8. An electronic apparatus controlling method according to claim 7, wherein the first step receives operation information sent from a remote controller.

9. An electronic apparatus controlling method according to claim 7, wherein the first step generates a transmit packet including a MAC header, an IP header, a TCP header, and TCP/IP data and stores the operation information in the TCP/IP data.

10. An electronic apparatus controlling method according to claim 7, further comprising: a fifth step of receiving a packet output on the network; a sixth step of determining whether operation information in the packet received by the fifth step is addressed to itself based on an apparatus code included in the operation information; and a seventh step of canceling operation information received by the fifth step if the sixth step determines that the operation information is not addressed to itself and causing the third step to execute processing based on a command included in the operation information received by the fifth step if this operation information is determined to be addressed to itself.

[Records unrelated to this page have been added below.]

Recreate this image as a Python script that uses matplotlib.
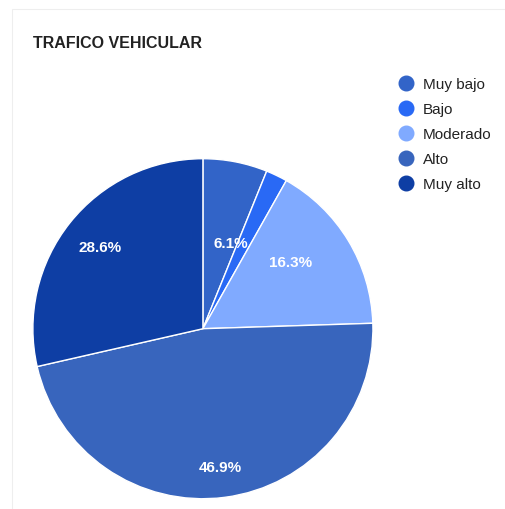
import matplotlib.pyplot as plt
import numpy as np
from matplotlib.lines import Line2D
from matplotlib.patches import Rectangle

labels = ['Muy bajo', 'Bajo', 'Moderado', 'Alto', 'Muy alto']
counts = [3, 1, 8, 23, 14]
colors = ['#3264c8', '#2969f5', '#80aaff', '#3865bd', '#0e3ea4']
# label placement inside each slice (radius, angle nudge in degrees)
label_r = [0.53, None, 0.65, 0.82, 0.77]
label_da = [-7, 0, 6, 0, 0]

plt.rcParams['font.family'] = ['Liberation Sans', 'DejaVu Sans']

fig = plt.figure(figsize=(5.06, 5.10), dpi=100)

# light card border
fig.patches.append(Rectangle((12 / 506, -0.1), 1.2, (500 / 510) + 0.1, transform=fig.transFigure,
                             fill=False, edgecolor='#eeeeee', lw=0.8))

ax = fig.add_axes([0.065, 0.020, 0.672, 0.667])
wedges, _ = ax.pie(counts, colors=colors, startangle=90, counterclock=False,
                   wedgeprops=dict(edgecolor='white', linewidth=1.0))
ax.set_xlim(-1, 1)
ax.set_ylim(-1, 1)
ax.set_aspect('equal')

total = sum(counts)
start = 90.0
for c, r, da in zip(counts, label_r, label_da):
    span = c / total * 360
    mid = np.deg2rad(start - span / 2 + da)
    start -= span
    if r is None:
        continue
    ax.text(r * np.cos(mid), r * np.sin(mid), f'{c / total * 100:.1f}%',
            ha='center', va='center', color='white', fontsize=11, fontweight='bold')

fig.text(33 / 506, 1 - 43 / 510, 'TRAFICO VEHICULAR', fontsize=11.5, fontweight='bold',
         color='#222222', ha='left', va='center')

handles = [Line2D([], [], marker='o', linestyle='', markersize=10.5, color=col) for col in colors]
leg = fig.legend(handles, labels, loc='upper left', bbox_to_anchor=(397 / 506, 1 - 78 / 510),
                 frameon=False, fontsize=11, labelspacing=0.72, handletextpad=0.5,
                 handlelength=1.2, borderaxespad=0, borderpad=0)
for t in leg.get_texts():
    t.set_color('#222222')

fig.savefig('out.png', dpi=100, facecolor='white')
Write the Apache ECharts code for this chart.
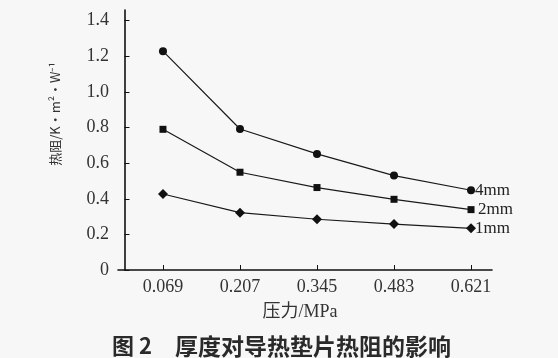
<!DOCTYPE html>
<html><head><meta charset="utf-8">
<script src="https://cdn.jsdelivr.net/npm/echarts@6/dist/echarts.min.js"></script>
<style>html,body{margin:0;padding:0;background:#f7f7f7}#c{width:558px;height:358px}</style>
</head><body><div id="c"></div>
<script>
var pressures = [0.069, 0.207, 0.345, 0.483, 0.621];
var yTicks = [0, 0.2, 0.4, 0.6, 0.8, 1.0, 1.2, 1.4];
var series4mm = [1.229, 0.792, 0.652, 0.530, 0.448];
var series2mm = [0.790, 0.549, 0.463, 0.397, 0.339];
var series1mm = [0.427, 0.322, 0.285, 0.258, 0.234];
var names = ['4mm', '2mm', '1mm'];

var serif = '"Liberation Serif", "DejaVu Serif", serif';
var chart = echarts.init(document.getElementById('c'));
function mk(name, vals, sym, size, off) {
  return {
    name: name, type: 'line', data: pressures.map(function (p, i) { return [p, vals[i]]; }),
    symbol: sym, symbolSize: size, showSymbol: true,
    lineStyle: { color: '#1a1a1a', width: 1.2 },
    itemStyle: { color: '#111' },
    endLabel: { show: true, formatter: name, fontFamily: serif, fontSize: 17, color: '#222', distance: 3, offset: off },
    animation: false
  };
}
chart.setOption({
  backgroundColor: '#f7f7f7',
  animation: false,
  grid: { left: 118, top: 10, right: 66, bottom: 88 },
  xAxis: {
    type: 'value', min: -0.0116, max: 0.6586,
    axisLine: { lineStyle: { color: '#111', width: 1.6 } },
    axisTick: { show: true, inside: true, length: 5, customValues: pressures, lineStyle: { color: '#111' } },
    axisLabel: { customValues: pressures, fontFamily: serif, fontSize: 18, color: '#333', margin: 8,
      formatter: function (v) { return v.toFixed(3); } },
    splitLine: { show: false }
  },
  yAxis: {
    type: 'value', min: 0, max: 1.46,
    axisLine: { show: true, lineStyle: { color: '#111', width: 1.6 } },
    axisTick: { show: true, inside: true, length: 5, customValues: yTicks, lineStyle: { color: '#111' } },
    axisLabel: { customValues: yTicks, fontFamily: serif, fontSize: 18, color: '#333', margin: 9,
      formatter: function (v) { return v === 0 ? '0' : v.toFixed(1); } },
    splitLine: { show: false }
  },
  graphic: [
    { type: 'text', x: 55, y: 114, rotation: Math.PI / 2, style: { text: '热阻/K·m²·W⁻¹', font: '13px "Noto Sans CJK SC", sans-serif', fill: '#333', textAlign: 'center', textVerticalAlign: 'middle' } },
    { type: 'text', x: 300, y: 312, style: { text: '压力/MPa', font: '18px ' + serif + ', "Noto Sans CJK SC"', fill: '#333', textAlign: 'center', textVerticalAlign: 'middle' } },
    { type: 'text', x: 112, y: 346, style: { text: '图 2', font: 'bold 22px "Noto Sans CJK SC", sans-serif', fill: '#2a2a2a', textAlign: 'left', textVerticalAlign: 'middle' } },
    { type: 'text', x: 175, y: 346, style: { text: '厚度对导热垫片热阻的影响', font: 'bold 23px "Noto Sans CJK SC", sans-serif', fill: '#2a2a2a', textAlign: 'left', textVerticalAlign: 'middle' } }
  ],
  series: [
    mk(names[0], series4mm, 'circle', 8, [1, 0]),
    mk(names[1], series2mm, 'rect', 7, [4, 0]),
    mk(names[2], series1mm, 'diamond', 10, [1, 0])
  ]
});
</script></body></html>
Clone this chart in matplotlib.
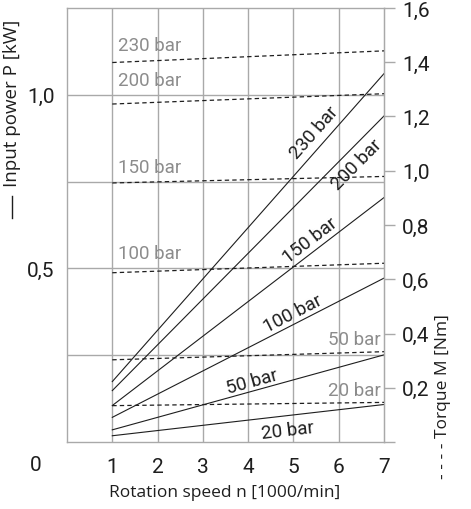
import math

import matplotlib
matplotlib.use("Agg")
import matplotlib.pyplot as plt
from matplotlib.lines import Line2D

plt.rcParams['font.family'] = ['Roboto', 'DejaVu Sans']

pressures = ['20 bar', '50 bar', '100 bar', '150 bar', '200 bar', '230 bar']
speed = [1, 7]  # 1000/min
# input power P [kW] at 1000/min and at 7000/min
power_start = [0.018, 0.035, 0.071, 0.105, 0.148, 0.174]
power_end = [0.108, 0.251, 0.472, 0.704, 0.939, 1.061]
# torque M [Nm] at 1000/min and at 7000/min
torque_start = [0.134, 0.303, 0.624, 0.955, 1.246, 1.399]
torque_end = [0.146, 0.333, 0.659, 0.979, 1.284, 1.442]

x_ticks = [1, 2, 3, 4, 5, 6, 7]
p_grid = [0.25, 0.5, 0.75, 1.0]
p_ticks = [0.5, 1.0]
p_labels = ['0,5', '1,0']
m_ticks = [0, 0.2, 0.4, 0.6, 0.8, 1.0, 1.2, 1.4, 1.6]
m_labels = ['', '0,2', '0,4', '0,6', '0,8', '1,0', '1,2', '1,4', '1,6']

GRID = '#a9a9a9'
LABEL_GREY = '#8c8c8c'
INK = '#1e1e1e'

fig = plt.figure(figsize=(4.71, 5.10), dpi=100)
ax = fig.add_axes([67 / 471, 1 - 443 / 510, 317 / 471, 434 / 510])
ax.set_xlim(0, 7)
ax.set_ylim(0, 1.25)
for s in ax.spines.values():
    s.set_color(GRID)
    s.set_linewidth(1.0)
for x in x_ticks[:-1]:
    ax.axvline(x, color=GRID, lw=1.0, zorder=0)
for p in p_grid:
    ax.axhline(p, color=GRID, lw=1.0, zorder=0)

ax.set_xticks(x_ticks)
ax.set_yticks(p_ticks, p_labels)
ax.tick_params(length=0, pad=11, labelsize=15, colors=INK)
ax.tick_params(axis='y', pad=9)

ax2 = ax.twinx()
ax2.set_ylim(0, 1.6)
ax2.set_yticks(m_ticks, m_labels)
ax2.tick_params(axis='y', length=8, width=1.0, color=GRID, pad=5,
                labelsize=15, labelcolor=INK)
for s in ax2.spines.values():
    s.set_visible(False)
ax2.spines['right'].set_visible(True)
ax2.spines['right'].set_color(GRID)

for ps, pe in zip(power_start, power_end):
    ax.plot(speed, [ps, pe], color=INK, lw=0.8)
for ts, te in zip(torque_start, torque_end):
    ax2.plot(speed, [ts, te], color=INK, lw=0.9, ls=(0, (3.5, 2.5)))

# grey labels of the torque curves
grey_pos = {'230 bar': (1.12, 1.432, 'left'), '200 bar': (1.12, 1.303, 'left'),
            '150 bar': (1.12, 0.982, 'left'), '100 bar': (1.12, 0.664, 'left'),
            '50 bar': (6.92, 0.347, 'right'), '20 bar': (6.92, 0.159, 'right')}
for name in pressures:
    gx, gy, ha = grey_pos[name]
    ax2.text(gx, gy, name, color=LABEL_GREY, fontsize=13.5, ha=ha, va='bottom')

# black labels along the power curves: position on line and vertical offset (px)
black_pos = {'230 bar': (5.47, 20), '200 bar': (6.40, -21), '150 bar': (5.36, 15),
             '100 bar': (4.99, 12), '50 bar': (4.08, 10), '20 bar': (4.88, -14)}
for name, ps, pe in zip(pressures, power_start, power_end):
    xc, dy = black_pos[name]
    a = ax.transData.transform((speed[0], ps))
    b = ax.transData.transform((speed[1], pe))
    ang = math.degrees(math.atan2(b[1] - a[1], b[0] - a[0]))
    yc = ps + (pe - ps) * (xc - speed[0]) / (speed[1] - speed[0])
    ax.annotate(name, xy=(xc, yc), xytext=(0, dy * 0.72), textcoords='offset points',
                rotation=ang, rotation_mode='anchor', ha='center', va='center',
                fontsize=13.5, color=INK)

fig.text(36 / 471, 1 - 466 / 510, '0', fontsize=15, color=INK, ha='center', va='center')
fig.text(225 / 471, 1 - 493 / 510, 'Rotation speed n [1000/min]', fontsize=12.5,
         family=['Open Sans', 'DejaVu Sans'], color=INK, ha='center', va='center')
# solid line marker in front of the power label
fig.add_artist(Line2D([12 / 471, 12 / 471], [1 - 219 / 510, 1 - 197 / 510],
                      color=INK, lw=1.0))
fig.text(12 / 471, 1 - 103 / 510, 'Input power P [kW]', fontsize=13.5, rotation=90,
         family=['Open Sans', 'DejaVu Sans'], color=INK, ha='center', va='center')
fig.text(443 / 471, 1 - 397 / 510, '- - - - Torque M [Nm]', fontsize=12.5, rotation=90,
         family=['Open Sans', 'DejaVu Sans'], color=INK, ha='center', va='center')

fig.savefig('out.png', dpi=100)
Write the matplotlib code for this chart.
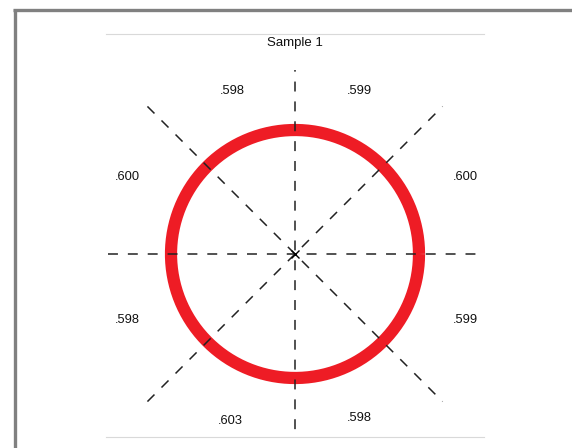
import numpy as np
import matplotlib
matplotlib.use("Agg")
import matplotlib.pyplot as plt
from matplotlib.lines import Line2D

# ---- data ----
title = "Sample 1"
# octant readings, listed by angle (degrees, counter-clockwise from +x)
octant_angles = [67.5, 22.5, -22.5, -67.5, -112.5, -157.5, 157.5, 112.5]
octant_values = [".599", ".600", ".599", ".598", ".603", ".598", ".600", ".598"]
circle_radius = 1.0

plt.rcParams['font.family'] = ['Liberation Sans', 'DejaVu Sans']

W, H = 572, 448
fig = plt.figure(figsize=(W / 100, H / 100), dpi=100)
fig.patch.set_facecolor('white')

# pixel scale: one radius unit = 124 px
S = 124.0
ax_l, ax_r, ax_t, ax_b = 106, 484, 34, 437
cx, cy = 295, 254
ax = fig.add_axes([ax_l / W, (H - ax_b) / H, (ax_r - ax_l) / W, (ax_b - ax_t) / H])
ax.set_xlim((ax_l - cx) / S, (ax_r - cx) / S)
ax.set_ylim((cy - ax_b) / S, (cy - ax_t) / S)
ax.set_xticks([])
ax.set_yticks([])
for side in ['left', 'right']:
    ax.spines[side].set_visible(False)
for side in ['top', 'bottom']:
    ax.spines[side].set_color('#d9d9d9')
    ax.spines[side].set_linewidth(0.8)

# ring
t = np.linspace(0, 2 * np.pi, 400)
ax.plot(circle_radius * np.cos(t), circle_radius * np.sin(t), color='#ee1c25',
        lw=8.8, solid_capstyle='butt', zorder=2)

# dashed guide lines
dash_kw = dict(color='#222222', lw=1.1, dashes=(6.5, 6.5), zorder=3)
ax.plot([-187 / S, 188 / S], [0, 0], **dash_kw)
ax.plot([0, 0], [-1.6, 184 / S], **dash_kw)
d = 1.19
ax.plot([-d, d], [d, -d], **dash_kw)
ax.plot([-d, d], [-d, d], **dash_kw)

# center marker
ax.plot([0], [0], marker='x', color='black', ms=6, mew=1.0, zorder=4)

# labels
label_offsets = {67.5: (64, 163), 22.5: (170, 77), -22.5: (170, -66), -67.5: (64, -164),
                 -112.5: (-65, -167), -157.5: (-168, -66), 157.5: (-168, 77), 112.5: (-63, 163)}
for ang, val in zip(octant_angles, octant_values):
    dx, dy = label_offsets[ang]
    ax.text(dx / S, dy / S, val, ha='center', va='center', fontsize=9.3, color='#111111')

ax.text(0.5, 1 - 9 / (ax_b - ax_t), title, transform=ax.transAxes, ha='center', va='center',
        fontsize=9.5, color='#111111')

# outer frame (left and top)
fig.add_artist(Line2D([14.5 / W, 14.5 / W], [0, 1 - 9 / H], color='#808080', lw=2.4,
                      transform=fig.transFigure, solid_capstyle='butt'))
fig.add_artist(Line2D([13 / W, 1], [1 - 10.5 / H, 1 - 10.5 / H], color='#808080', lw=2.4,
                      transform=fig.transFigure, solid_capstyle='butt'))

fig.savefig('out.png', dpi=100, facecolor='white')
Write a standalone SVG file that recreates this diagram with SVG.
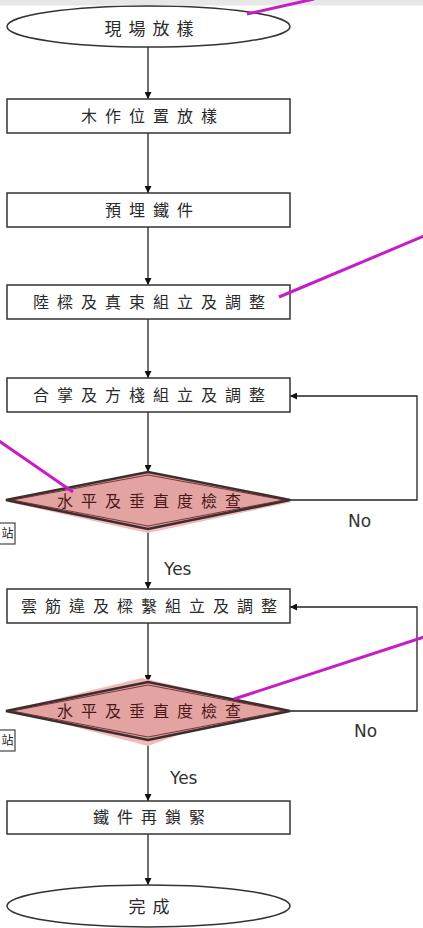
<svg xmlns="http://www.w3.org/2000/svg" width="423" height="928" viewBox="0 0 423 928">
<style>
.bg{fill:#ffffff}
.band{fill:#e7e7e7}
.box{fill:#ffffff;stroke:#333333;stroke-width:1.5}
.dia{fill:#e3a3a3;stroke:#3a2e2e;stroke-width:2.6;stroke-linejoin:miter}
.diain{fill:none;stroke:#6b2a2a;stroke-width:0.9}
.halo{fill:#f6b9b9}
.t{font-family:"Noto Sans CJK TC","Noto Sans CJK SC",sans-serif;font-size:16px;letter-spacing:8px;fill:#2a2a2a;text-anchor:middle}
.te{font-size:17px;letter-spacing:7px}
.td{fill:#4a1818}
.yn{font-family:"DejaVu Sans","Liberation Sans",sans-serif;font-size:17px;fill:#333333}
.ln{fill:none;stroke:#222222;stroke-width:1.3}
.mg{stroke:#c61ec6;stroke-width:3;fill:none}
.side{fill:#ffffff;stroke:#444444;stroke-width:1.2}
.st{font-family:"Noto Sans CJK TC",sans-serif;font-size:12px;fill:#222222}
</style>
<defs>
<marker id="ah" viewBox="0 0 10 10" refX="10" refY="5" markerWidth="7" markerHeight="7" markerUnits="userSpaceOnUse" orient="auto">
<path d="M0,0 L10,5 L0,10 z" fill="#111111"/>
</marker>
</defs>
<rect class="bg" x="0" y="0" width="423" height="928"/>
<rect class="band" x="0" y="0" width="423" height="5.5"/>

<g id="connectors">
<line class="ln" x1="148" y1="47" x2="148" y2="99" marker-end="url(#ah)"/>
<line class="ln" x1="148" y1="133" x2="148" y2="193" marker-end="url(#ah)"/>
<line class="ln" x1="148" y1="227" x2="148" y2="285" marker-end="url(#ah)"/>
<line class="ln" x1="148" y1="319" x2="148" y2="378" marker-end="url(#ah)"/>
<line class="ln" x1="148" y1="412" x2="148" y2="472" marker-end="url(#ah)"/>
<line class="ln" x1="148" y1="529" x2="148" y2="589" marker-end="url(#ah)"/>
<line class="ln" x1="148" y1="623" x2="148" y2="682" marker-end="url(#ah)"/>
<line class="ln" x1="148" y1="740" x2="148" y2="801" marker-end="url(#ah)"/>
<line class="ln" x1="148" y1="834" x2="148" y2="885" marker-end="url(#ah)"/>
<polyline class="ln" points="290,500 417,500 417,396 290,396" marker-end="url(#ah)"/>
<polyline class="ln" points="290,711 417,711 417,607 290,607" marker-end="url(#ah)"/>
<text class="yn" x="348" y="527">No</text>
<text class="yn" x="354" y="737">No</text>
<text class="yn" x="164" y="575">Yes</text>
<text class="yn" x="170" y="784">Yes</text>
</g>

<g id="start">
<ellipse class="box" cx="148.5" cy="26.5" rx="141.5" ry="20.5"/>
<text class="t te" x="152.5" y="34.5">現場放樣</text>
</g>
<g id="step1">
<rect class="box" x="7" y="99" width="283" height="34"/>
<text class="t" x="153" y="122">木作位置放樣</text>
</g>
<g id="step2">
<rect class="box" x="7" y="193" width="283" height="34"/>
<text class="t" x="153" y="216">預埋鐵件</text>
</g>
<g id="step3">
<rect class="box" x="7" y="285" width="283" height="34"/>
<text class="t" x="153" y="308">陸樑及真束組立及調整</text>
</g>
<g id="step4">
<rect class="box" x="7" y="378" width="283" height="34"/>
<text class="t" x="153" y="401">合掌及方棧組立及調整</text>
</g>
<g id="check1">
<polygon class="halo" points="8,502 148,474 292,502 148,533"/>
<polygon class="dia" points="6,500 148,472 290,500 148,529"/>
<polygon class="diain" points="12,500 148,475 284,500 148,526"/>
<text class="t td" x="153" y="507">水平及垂直度檢查</text>
</g>
<g id="step5">
<rect class="box" x="7" y="589" width="283" height="34"/>
<text class="t" x="153" y="612">雲筋違及樑繫組立及調整</text>
</g>
<g id="check2">
<polygon class="halo" points="10,710 142,678 260,705 148,746"/>
<polygon class="dia" points="6,711 148,682 290,711 148,740"/>
<polygon class="diain" points="12,711 148,685 284,711 148,737"/>
<text class="t td" x="153" y="717">水平及垂直度檢查</text>
</g>
<g id="step6">
<rect class="box" x="7" y="801" width="283" height="33"/>
<text class="t" x="153" y="823">鐵件再鎖緊</text>
</g>
<g id="end">
<ellipse class="box" cx="148.5" cy="906" rx="141.5" ry="21"/>
<text class="t te" x="152.5" y="913">完成</text>
</g>

<g id="side1">
<rect class="side" x="-10" y="523" width="25" height="21"/>
<text class="st" x="1.5" y="538">站</text>
</g>
<g id="side2">
<rect class="side" x="-10" y="730" width="25" height="21"/>
<text class="st" x="1.5" y="745">站</text>
</g>

<g id="callouts">
<line class="mg" x1="247" y1="14" x2="314" y2="-1"/>
<line class="mg" x1="279" y1="297" x2="424" y2="236"/>
<line class="mg" x1="-1" y1="441" x2="73" y2="492"/>
<line class="mg" x1="234" y1="699" x2="424" y2="637"/>
</g>
</svg>
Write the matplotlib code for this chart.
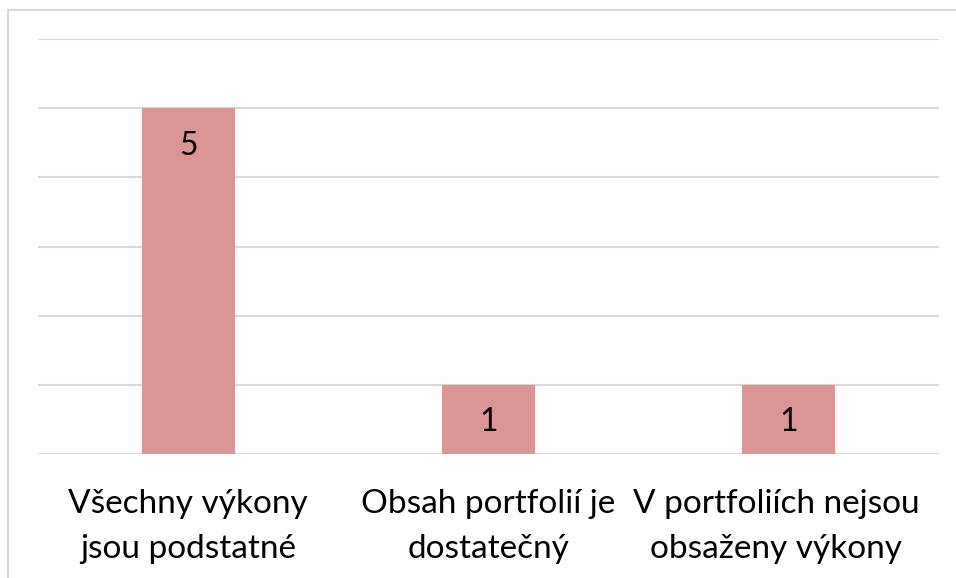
import matplotlib
matplotlib.use("Agg")
import matplotlib.pyplot as plt
from matplotlib.lines import Line2D
import matplotlib.transforms as mtransforms

categories = ["Všechny výkony\njsou podstatné",
              "Obsah portfolií je\ndostatečný",
              "V portfoliích nejsou\nobsaženy výkony"]
values = [5, 1, 1]
bar_color = "#D99694"
grid_color = "#D9D9D9"

plt.rcParams["font.family"] = ["Lato", "DejaVu Sans"]

fig = plt.figure(figsize=(9.56, 5.78), dpi=100)
ax = fig.add_axes([38 / 956, 124 / 578, 901 / 956, 415 / 578])

x = list(range(len(categories)))
bars = ax.bar(x, values, width=0.31, color=bar_color, zorder=2)

ax.set_xlim(-0.5, 2.5)
ax.set_ylim(0, 6)
ax.set_yticks(range(0, 7))
ax.yaxis.grid(True, color=grid_color, linewidth=1.5, zorder=0)
ax.set_axisbelow(True)
ax.tick_params(left=False, bottom=False, labelleft=False, labelbottom=False)
for s in ax.spines.values():
    s.set_visible(False)

# value labels near the top of each bar
for rect, v in zip(bars, values):
    ax.annotate(str(v), (rect.get_x() + rect.get_width() / 2, v),
                xytext=(0, -27), textcoords="offset points",
                ha="center", va="center", fontsize=23, color="black")

# category labels under the bars (the last one pulled in a little)
nudges = [0, 0, -13]
for xi, label, dx in zip(x, categories, nudges):
    tr = ax.get_xaxis_transform() + mtransforms.ScaledTranslation(dx / 100, 0, fig.dpi_scale_trans)
    ax.text(xi, -0.085, label, transform=tr, ha="center", va="top",
            fontsize=24, linespacing=1.6, color="black")

# light frame around the chart area
fig.add_artist(Line2D([8 / 956, 8 / 956], [0, 1 - 10 / 578], color=grid_color, linewidth=1.5))
fig.add_artist(Line2D([8 / 956, 1], [1 - 10 / 578, 1 - 10 / 578], color=grid_color, linewidth=1.5))

fig.savefig("out.png", dpi=100)
plt.close(fig)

11. An electronic apparatus controlling method according to claim 10, further comprising an eighth step of generating return information based on execution of the processing of the command by the seventh step and outputting it to a transmission source of the packet via the network.

12. An electronic apparatus controlling method according to claim 10, wherein the seventh step conducts control so that a command included in operation information received by the fifth step may not be processed by the third step if operation information received by the first step is determined by the second step to be addressed to itself.